I was out fishing the vedder yesterday when some heavy winds hit. I was out of harms way but 3 trees fell around me and some pretty big car size tree stumps went floating by. It was pretty crazy. As soon as I left the rain and wind stopped, then nothing so far. Kinda weird, all I really got out here was some heavy rain.


----------



## The Guy (Nov 26, 2010)

Stayed home last night watched the J's  then watched the Canucks home opener  waiting for the power to go off and it never did . Got up early today and so far all is well here, how did everyone else make out .


----------



## kf3506 (May 22, 2012)

We were lucky. Nothing but heavy rain at times. Didn't feel any strong wind gusts. I know some area around us lost power but all good here around Edmonds.


----------



## Gaia (Jun 20, 2016)

We had rain and a few gusts of winds. Wind warnings have been lifted 😆

Sent from my SM-G900W8 using Tapatalk


----------



## Jcmalouie (Apr 2, 2015)

Heavy rain but couldn't hear the winds. No power outages in my area around Patterson sky train. Yay!
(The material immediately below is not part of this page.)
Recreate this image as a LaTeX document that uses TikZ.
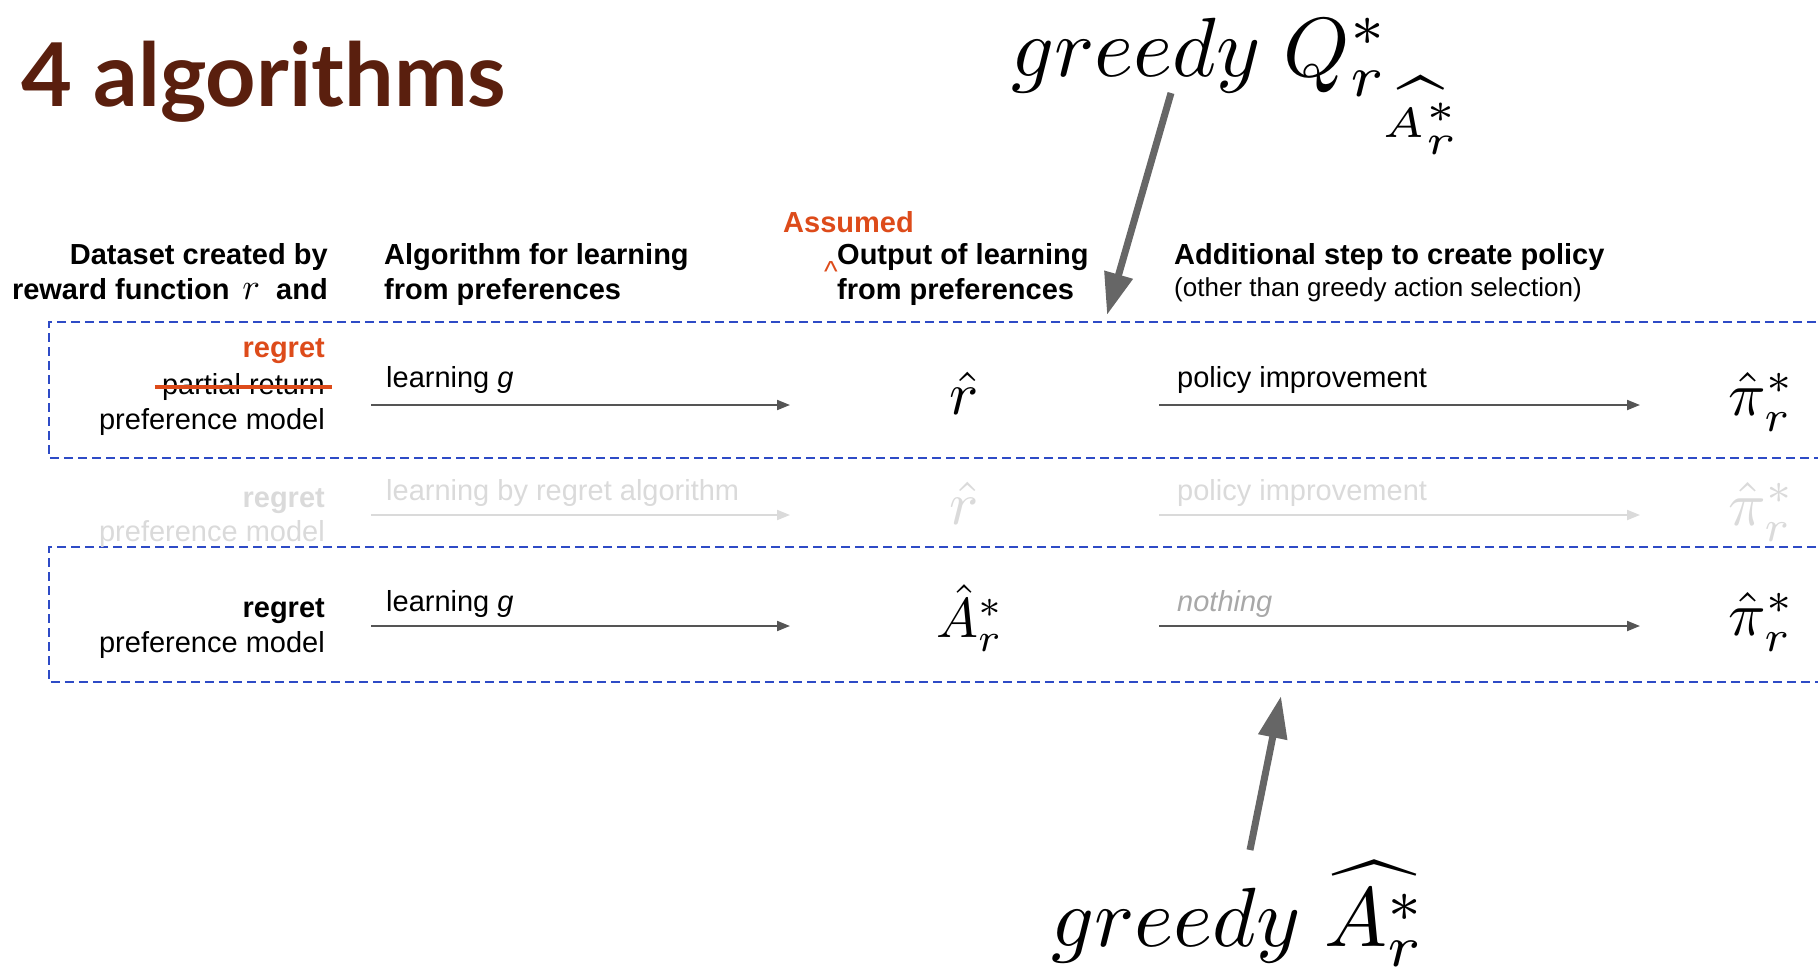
\documentclass[tikz,border=0pt]{standalone}
\usepackage{graphicx}
\usepackage{fontspec}
\setmainfont{Liberation Sans}
\newfontfamily\titlefont{Lato}
\usetikzlibrary{arrows.meta}
\definecolor{titlebrown}{HTML}{5A1F0E}
\definecolor{accent}{HTML}{DD4B1A}
\definecolor{boxblue}{HTML}{2E4BC6}
\definecolor{arrowgray}{HTML}{666666}
\definecolor{flowgray}{HTML}{555555}
\definecolor{fade}{HTML}{DADADA}
\definecolor{nothinggray}{HTML}{A8A8A8}
\newcommand{\mySym}[2][6]{\scalebox{#1}{\fontsize{10}{12}\selectfont$#2$}}
\newcommand{\myBigMath}[1]{\scalebox{8.4}{\fontsize{10}{12}\selectfont$#1$}}
\newcommand{\myHdrMath}[1]{\scalebox{3.7}{\fontsize{10}{12}\selectfont$#1$}}
\tikzset{
  hdr/.style={font=\fontsize{29}{35}\selectfont\bfseries, inner sep=0pt},
  hdrsmall/.style={font=\fontsize{26}{31}\selectfont, inner sep=0pt},
  body/.style={font=\fontsize{29}{35}\selectfont, inner sep=0pt},
  bodybold/.style={font=\fontsize{29}{35}\selectfont\bfseries, inner sep=0pt},
  sym/.style={inner sep=0pt},
  bigmath/.style={inner sep=0pt},
  flow/.style={draw=flowgray, line width=2pt, -{Triangle[length=13pt,width=10pt]}},
  fadeflow/.style={draw=fade, line width=2pt, -{Triangle[length=13pt,width=10pt]}},
  bigarrow/.style={draw=arrowgray, line width=7pt, -{Triangle[length=42pt,width=28pt]}},
  dbox/.style={draw=boxblue, line width=2pt, dash pattern=on 9pt off 5pt},
}
\begin{document}
\begin{tikzpicture}[x=1pt,y=-1pt]
\useasboundingbox (0,0) rectangle (1818,967);
\clip (0,0) rectangle (1818,967);

% title
\node[anchor=base west, inner sep=0pt, text=titlebrown, font=\titlefont\bfseries\fontsize{88}{98}\selectfont] (title) at (21,106) {4 algorithms};

% big annotations
\node[bigmath, anchor=base west] (gq) at (1011,76) {\myBigMath{greedy\ Q^*_{r_{\widehat{A^*_r}}}}};
\node[bigmath, anchor=base west] (ga) at (1051,946) {\myBigMath{greedy\ \widehat{A^*_r}}};

% column headers
\node[hdr, anchor=base east] (h1a) at (328,264) {Dataset created by};
\node[hdr, anchor=base east] (h1b) at (328,299) {reward function \,\myHdrMath{r} \ and};
\node[hdr, anchor=base west] (h2a) at (384,264) {Algorithm for learning};
\node[hdr, anchor=base west] (h2b) at (384,299) {from preferences};
\node[hdr, anchor=base west, text=accent] (assumed) at (783,232) {Assumed};
\node[body, anchor=base west, text=accent] (caret) at (824,281) {\textasciicircum};
\node[hdr, anchor=base west] (h3a) at (837,264) {Output of learning};
\node[hdr, anchor=base west] (h3b) at (837,299) {from preferences};
\node[hdr, anchor=base west] (h4a) at (1174,264) {Additional step to create policy};
\node[hdrsmall, anchor=base west] (h4b) at (1174,296) {(other than greedy action selection)};

% dashed boxes
\draw[dbox] (1830,322) -- (49,322) -- (49,458) -- (1830,458);
\draw[dbox] (1830,547) -- (49,547) -- (49,682) -- (1830,682);

% row 1
\node[bodybold, anchor=base east, text=accent] (r1a) at (325,357) {regret};
\node[body, anchor=base east] (r1b) at (325,394) {partial return};
\draw[accent, line width=4pt] ([xshift=-7pt]r1b.west) -- ([xshift=7pt]r1b.east);
\node[body, anchor=base east] (r1c) at (325,429) {preference model};
\node[body, anchor=base west] (r1l) at (386,387) {learning \textit{g}};
\coordinate (r1s) at (371,405);
\coordinate (r1e) at (790,405);
\draw[flow] (r1s) -- (r1e);
\node[sym] (r1o) at (964,393) {\mySym[6.1]{\hat{r}}};
\node[body, anchor=base west] (r1p) at (1177,387) {policy improvement};
\coordinate (r1s2) at (1159,405);
\coordinate (r1e2) at (1640,405);
\draw[flow] (r1s2) -- (r1e2);
\node[sym] (r1pi) at (1762,402) {\mySym[6.2]{\hat{\pi}^*_r}};

% row 2 (faded)
\node[bodybold, anchor=base east, text=fade] (r2a) at (325,507) {regret};
\node[body, anchor=base east, text=fade] (r2b) at (325,541) {preference model};
\node[body, anchor=base west, text=fade] (r2l) at (386,500) {learning by regret algorithm};
\coordinate (r2s) at (371,515);
\coordinate (r2e) at (790,515);
\draw[fadeflow] (r2s) -- (r2e);
\node[sym, text=fade] (r2o) at (964,503) {\mySym[6.1]{\hat{r}}};
\node[body, anchor=base west, text=fade] (r2p) at (1177,500) {policy improvement};
\coordinate (r2s2) at (1159,515);
\coordinate (r2e2) at (1640,515);
\draw[fadeflow] (r2s2) -- (r2e2);
\node[sym, text=fade] (r2pi) at (1762,512) {\mySym[6.2]{\hat{\pi}^*_r}};

% row 3
\node[bodybold, anchor=base east] (r3a) at (325,617) {regret};
\node[body, anchor=base east] (r3b) at (325,652) {preference model};
\node[body, anchor=base west] (r3l) at (386,611) {learning \textit{g}};
\coordinate (r3s) at (371,626);
\coordinate (r3e) at (790,626);
\draw[flow] (r3s) -- (r3e);
\node[sym] (r3o) at (970,618) {\mySym[5.6]{\hat{A}^*_r}};
\node[body, anchor=base west, text=nothinggray] (r3p) at (1177,611) {\textit{nothing}};
\coordinate (r3s2) at (1159,626);
\coordinate (r3e2) at (1640,626);
\draw[flow] (r3s2) -- (r3e2);
\node[sym] (r3pi) at (1762,622) {\mySym[6.2]{\hat{\pi}^*_r}};

% big arrows
\coordinate (a1s) at (1171,93);
\coordinate (a1e) at (1107,315);
\draw[bigarrow] (a1s) -- (a1e);
\coordinate (a2s) at (1250,850);
\coordinate (a2e) at (1281,696);
\draw[bigarrow] (a2s) -- (a2e);
\end{tikzpicture}
\end{document}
Sent from my iPhone using Tapatalk


----------



## Gaia (Jun 20, 2016)

I got the top fin battery powered pumps just in case. I'm glad we didn't lose power! Those things are loud! Are they all loud? If not, I'm returning them and buying quieter ones 

Sent from my SM-G900W8 using Tapatalk


----------



## The Guy (Nov 26, 2010)

Gaia said:


> I got the top fin battery powered pumps just in case. I'm glad we didn't lose power! Those things are loud! Are they all loud? If not, I'm returning them and buying quieter ones
> 
> Sent from my SM-G900W8 using Tapatalk


Hey Janice try and get the Hagen Marina there pretty quiet.


----------



## Gaia (Jun 20, 2016)

The Guy said:


> Hey Janice try and get the Hagen Marina there pretty quiet.


Thank you. I will try and find a couple 

Sent from my SM-G900W8 using Tapatalk


----------